• Records:
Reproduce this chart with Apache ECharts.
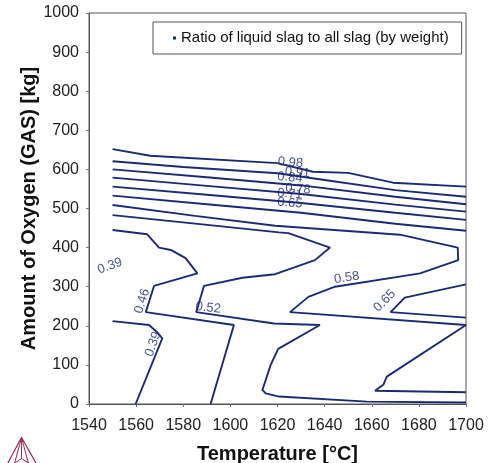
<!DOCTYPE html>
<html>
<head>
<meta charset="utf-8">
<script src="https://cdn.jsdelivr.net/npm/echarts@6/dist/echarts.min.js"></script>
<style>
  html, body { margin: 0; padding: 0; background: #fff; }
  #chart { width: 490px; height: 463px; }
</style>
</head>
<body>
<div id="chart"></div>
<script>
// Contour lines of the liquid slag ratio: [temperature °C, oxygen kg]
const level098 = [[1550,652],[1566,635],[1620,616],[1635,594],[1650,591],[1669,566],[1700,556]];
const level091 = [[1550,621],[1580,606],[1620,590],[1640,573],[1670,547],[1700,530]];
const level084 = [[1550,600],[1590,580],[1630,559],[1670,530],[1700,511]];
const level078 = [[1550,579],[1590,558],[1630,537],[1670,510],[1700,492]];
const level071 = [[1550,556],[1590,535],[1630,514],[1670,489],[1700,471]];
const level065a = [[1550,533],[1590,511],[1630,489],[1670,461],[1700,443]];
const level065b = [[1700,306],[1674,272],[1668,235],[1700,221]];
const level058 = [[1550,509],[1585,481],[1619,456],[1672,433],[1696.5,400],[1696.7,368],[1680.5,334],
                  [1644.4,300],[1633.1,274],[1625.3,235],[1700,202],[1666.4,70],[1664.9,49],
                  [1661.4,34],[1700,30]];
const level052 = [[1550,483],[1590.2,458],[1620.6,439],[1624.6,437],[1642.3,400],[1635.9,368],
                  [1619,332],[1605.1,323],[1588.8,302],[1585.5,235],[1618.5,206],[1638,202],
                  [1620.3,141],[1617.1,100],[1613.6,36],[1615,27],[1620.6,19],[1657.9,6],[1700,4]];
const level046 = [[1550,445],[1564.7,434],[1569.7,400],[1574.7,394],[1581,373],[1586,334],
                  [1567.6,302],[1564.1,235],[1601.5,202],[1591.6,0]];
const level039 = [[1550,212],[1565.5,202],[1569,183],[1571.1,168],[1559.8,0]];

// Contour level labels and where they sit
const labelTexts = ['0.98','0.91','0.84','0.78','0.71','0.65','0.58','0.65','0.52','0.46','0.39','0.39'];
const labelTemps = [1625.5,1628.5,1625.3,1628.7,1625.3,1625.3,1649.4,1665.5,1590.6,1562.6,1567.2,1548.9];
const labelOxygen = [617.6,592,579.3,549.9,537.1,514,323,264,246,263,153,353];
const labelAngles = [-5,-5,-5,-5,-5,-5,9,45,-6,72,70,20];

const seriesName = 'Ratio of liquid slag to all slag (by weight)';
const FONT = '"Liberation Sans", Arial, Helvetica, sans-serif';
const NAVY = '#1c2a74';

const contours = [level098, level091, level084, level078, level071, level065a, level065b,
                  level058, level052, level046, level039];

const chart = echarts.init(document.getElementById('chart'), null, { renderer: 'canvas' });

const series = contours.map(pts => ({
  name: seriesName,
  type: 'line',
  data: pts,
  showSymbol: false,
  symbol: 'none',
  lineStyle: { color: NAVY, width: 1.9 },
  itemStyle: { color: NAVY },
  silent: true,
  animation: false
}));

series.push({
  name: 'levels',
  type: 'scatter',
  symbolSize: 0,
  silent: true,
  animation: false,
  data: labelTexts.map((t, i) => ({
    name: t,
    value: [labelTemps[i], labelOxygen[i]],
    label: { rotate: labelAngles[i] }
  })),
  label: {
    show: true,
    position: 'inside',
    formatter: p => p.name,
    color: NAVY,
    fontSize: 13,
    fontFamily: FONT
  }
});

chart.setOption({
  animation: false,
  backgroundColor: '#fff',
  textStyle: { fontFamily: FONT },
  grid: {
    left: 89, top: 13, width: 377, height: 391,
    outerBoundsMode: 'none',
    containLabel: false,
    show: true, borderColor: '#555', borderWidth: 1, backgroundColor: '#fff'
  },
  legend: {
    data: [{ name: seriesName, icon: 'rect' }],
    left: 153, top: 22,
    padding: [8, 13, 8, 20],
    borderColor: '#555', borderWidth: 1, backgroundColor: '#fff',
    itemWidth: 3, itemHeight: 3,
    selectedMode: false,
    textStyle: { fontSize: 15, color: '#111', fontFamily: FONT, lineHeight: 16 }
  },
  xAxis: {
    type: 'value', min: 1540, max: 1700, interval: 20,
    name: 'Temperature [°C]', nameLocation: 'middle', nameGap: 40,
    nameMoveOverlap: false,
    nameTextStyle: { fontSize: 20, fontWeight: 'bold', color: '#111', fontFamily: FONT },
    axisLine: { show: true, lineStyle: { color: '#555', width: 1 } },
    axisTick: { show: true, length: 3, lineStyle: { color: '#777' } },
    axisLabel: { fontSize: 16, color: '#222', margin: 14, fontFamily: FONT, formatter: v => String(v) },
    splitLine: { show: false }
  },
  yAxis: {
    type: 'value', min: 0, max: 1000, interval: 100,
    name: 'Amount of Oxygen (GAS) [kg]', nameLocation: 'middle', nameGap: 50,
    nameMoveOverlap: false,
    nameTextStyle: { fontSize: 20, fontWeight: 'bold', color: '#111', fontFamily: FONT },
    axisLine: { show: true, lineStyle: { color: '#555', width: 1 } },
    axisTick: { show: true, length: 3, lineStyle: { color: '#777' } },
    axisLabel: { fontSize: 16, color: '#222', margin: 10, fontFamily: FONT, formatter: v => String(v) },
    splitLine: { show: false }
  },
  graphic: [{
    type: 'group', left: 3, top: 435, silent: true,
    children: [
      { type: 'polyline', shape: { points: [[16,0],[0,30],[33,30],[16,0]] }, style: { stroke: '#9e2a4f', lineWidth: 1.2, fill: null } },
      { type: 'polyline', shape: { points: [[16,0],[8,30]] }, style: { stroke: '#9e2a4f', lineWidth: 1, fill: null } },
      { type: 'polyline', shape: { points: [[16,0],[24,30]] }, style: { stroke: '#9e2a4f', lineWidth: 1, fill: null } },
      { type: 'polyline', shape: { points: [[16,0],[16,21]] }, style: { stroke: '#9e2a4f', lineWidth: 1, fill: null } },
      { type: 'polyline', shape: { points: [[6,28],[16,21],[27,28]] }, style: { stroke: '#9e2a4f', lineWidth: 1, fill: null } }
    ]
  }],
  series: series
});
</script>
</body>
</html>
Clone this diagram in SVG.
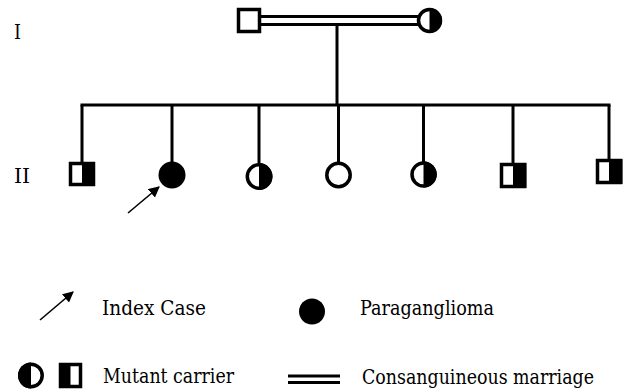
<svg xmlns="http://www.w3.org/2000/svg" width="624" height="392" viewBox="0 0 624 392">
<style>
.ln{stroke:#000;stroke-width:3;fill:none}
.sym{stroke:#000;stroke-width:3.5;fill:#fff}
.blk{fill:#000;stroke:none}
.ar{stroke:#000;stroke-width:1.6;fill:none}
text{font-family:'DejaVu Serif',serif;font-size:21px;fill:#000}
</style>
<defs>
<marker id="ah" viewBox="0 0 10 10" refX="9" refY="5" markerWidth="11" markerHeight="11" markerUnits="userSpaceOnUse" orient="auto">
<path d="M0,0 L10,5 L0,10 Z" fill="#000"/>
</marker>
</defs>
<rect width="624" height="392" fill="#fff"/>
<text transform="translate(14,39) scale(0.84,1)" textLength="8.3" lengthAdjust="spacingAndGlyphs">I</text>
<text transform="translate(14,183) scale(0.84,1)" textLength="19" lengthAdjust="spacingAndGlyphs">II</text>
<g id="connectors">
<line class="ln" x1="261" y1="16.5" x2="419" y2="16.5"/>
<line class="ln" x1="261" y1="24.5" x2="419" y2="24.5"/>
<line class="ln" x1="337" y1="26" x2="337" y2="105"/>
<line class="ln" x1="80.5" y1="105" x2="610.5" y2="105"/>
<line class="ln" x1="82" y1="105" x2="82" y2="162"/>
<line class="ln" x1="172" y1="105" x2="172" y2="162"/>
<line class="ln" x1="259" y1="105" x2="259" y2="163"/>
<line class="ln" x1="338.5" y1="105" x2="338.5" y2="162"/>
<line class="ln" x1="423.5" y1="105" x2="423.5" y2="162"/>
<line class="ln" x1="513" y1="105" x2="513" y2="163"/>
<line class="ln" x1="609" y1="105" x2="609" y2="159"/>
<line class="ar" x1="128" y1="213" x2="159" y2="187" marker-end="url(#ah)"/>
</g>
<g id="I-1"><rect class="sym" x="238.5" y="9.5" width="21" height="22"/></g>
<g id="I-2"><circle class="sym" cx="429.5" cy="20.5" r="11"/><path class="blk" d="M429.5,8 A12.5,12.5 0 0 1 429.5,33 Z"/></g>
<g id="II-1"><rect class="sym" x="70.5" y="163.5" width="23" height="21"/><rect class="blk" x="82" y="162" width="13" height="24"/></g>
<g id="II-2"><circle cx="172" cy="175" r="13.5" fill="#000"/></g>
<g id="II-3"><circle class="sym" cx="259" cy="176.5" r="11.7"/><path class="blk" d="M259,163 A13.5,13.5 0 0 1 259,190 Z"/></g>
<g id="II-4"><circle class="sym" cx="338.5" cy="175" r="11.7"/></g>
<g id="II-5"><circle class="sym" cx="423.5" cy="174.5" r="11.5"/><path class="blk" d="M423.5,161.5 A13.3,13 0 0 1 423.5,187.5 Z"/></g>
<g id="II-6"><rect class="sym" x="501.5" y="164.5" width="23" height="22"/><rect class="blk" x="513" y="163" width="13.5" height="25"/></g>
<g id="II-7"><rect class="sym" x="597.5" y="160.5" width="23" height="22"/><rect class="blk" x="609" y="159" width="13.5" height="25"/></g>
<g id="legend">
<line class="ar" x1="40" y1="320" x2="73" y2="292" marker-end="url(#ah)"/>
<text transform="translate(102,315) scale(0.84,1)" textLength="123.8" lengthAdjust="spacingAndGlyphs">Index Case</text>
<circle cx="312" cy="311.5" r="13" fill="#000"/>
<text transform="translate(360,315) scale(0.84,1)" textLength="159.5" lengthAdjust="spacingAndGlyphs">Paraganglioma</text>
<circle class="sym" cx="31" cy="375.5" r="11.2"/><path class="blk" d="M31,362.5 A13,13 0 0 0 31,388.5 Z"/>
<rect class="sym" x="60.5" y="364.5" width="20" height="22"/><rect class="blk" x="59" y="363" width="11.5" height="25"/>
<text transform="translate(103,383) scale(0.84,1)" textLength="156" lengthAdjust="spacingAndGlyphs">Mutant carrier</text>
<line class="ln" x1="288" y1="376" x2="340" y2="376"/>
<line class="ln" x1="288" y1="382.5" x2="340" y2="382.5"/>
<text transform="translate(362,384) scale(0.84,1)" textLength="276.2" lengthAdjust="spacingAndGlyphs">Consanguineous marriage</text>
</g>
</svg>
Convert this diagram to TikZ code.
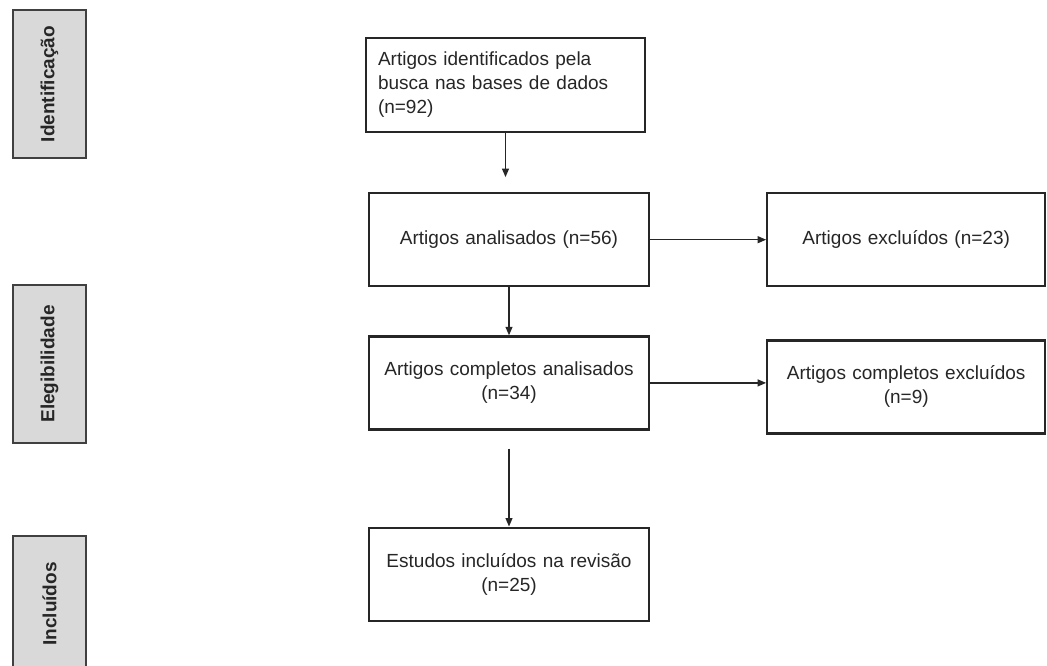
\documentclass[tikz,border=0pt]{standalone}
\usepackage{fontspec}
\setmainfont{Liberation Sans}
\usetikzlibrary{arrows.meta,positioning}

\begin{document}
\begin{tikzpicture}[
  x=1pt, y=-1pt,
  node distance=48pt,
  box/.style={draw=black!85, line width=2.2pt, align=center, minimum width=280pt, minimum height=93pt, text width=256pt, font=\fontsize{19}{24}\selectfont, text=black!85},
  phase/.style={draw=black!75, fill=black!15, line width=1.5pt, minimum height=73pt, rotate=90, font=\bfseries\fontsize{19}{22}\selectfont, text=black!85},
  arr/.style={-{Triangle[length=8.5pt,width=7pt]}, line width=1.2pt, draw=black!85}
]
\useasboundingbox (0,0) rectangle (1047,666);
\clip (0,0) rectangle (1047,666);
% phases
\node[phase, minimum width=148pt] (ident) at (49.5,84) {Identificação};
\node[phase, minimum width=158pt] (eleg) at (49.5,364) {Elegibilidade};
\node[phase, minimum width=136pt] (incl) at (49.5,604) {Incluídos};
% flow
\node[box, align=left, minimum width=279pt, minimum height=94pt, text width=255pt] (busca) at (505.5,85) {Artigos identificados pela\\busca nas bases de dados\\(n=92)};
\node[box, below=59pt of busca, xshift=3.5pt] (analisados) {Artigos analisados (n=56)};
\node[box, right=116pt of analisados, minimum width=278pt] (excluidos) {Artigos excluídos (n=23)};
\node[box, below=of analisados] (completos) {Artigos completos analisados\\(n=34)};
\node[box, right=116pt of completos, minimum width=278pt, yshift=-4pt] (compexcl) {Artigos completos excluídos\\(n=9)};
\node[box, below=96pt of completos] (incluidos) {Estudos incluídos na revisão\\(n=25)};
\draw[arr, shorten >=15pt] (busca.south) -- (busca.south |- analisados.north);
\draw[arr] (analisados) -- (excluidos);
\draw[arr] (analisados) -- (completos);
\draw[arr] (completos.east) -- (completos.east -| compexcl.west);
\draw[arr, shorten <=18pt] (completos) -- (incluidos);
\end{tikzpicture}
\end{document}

• Task objective: Check each line above for the word "this" and say how many have it, with nothing else.

• Reply to the exercise: 3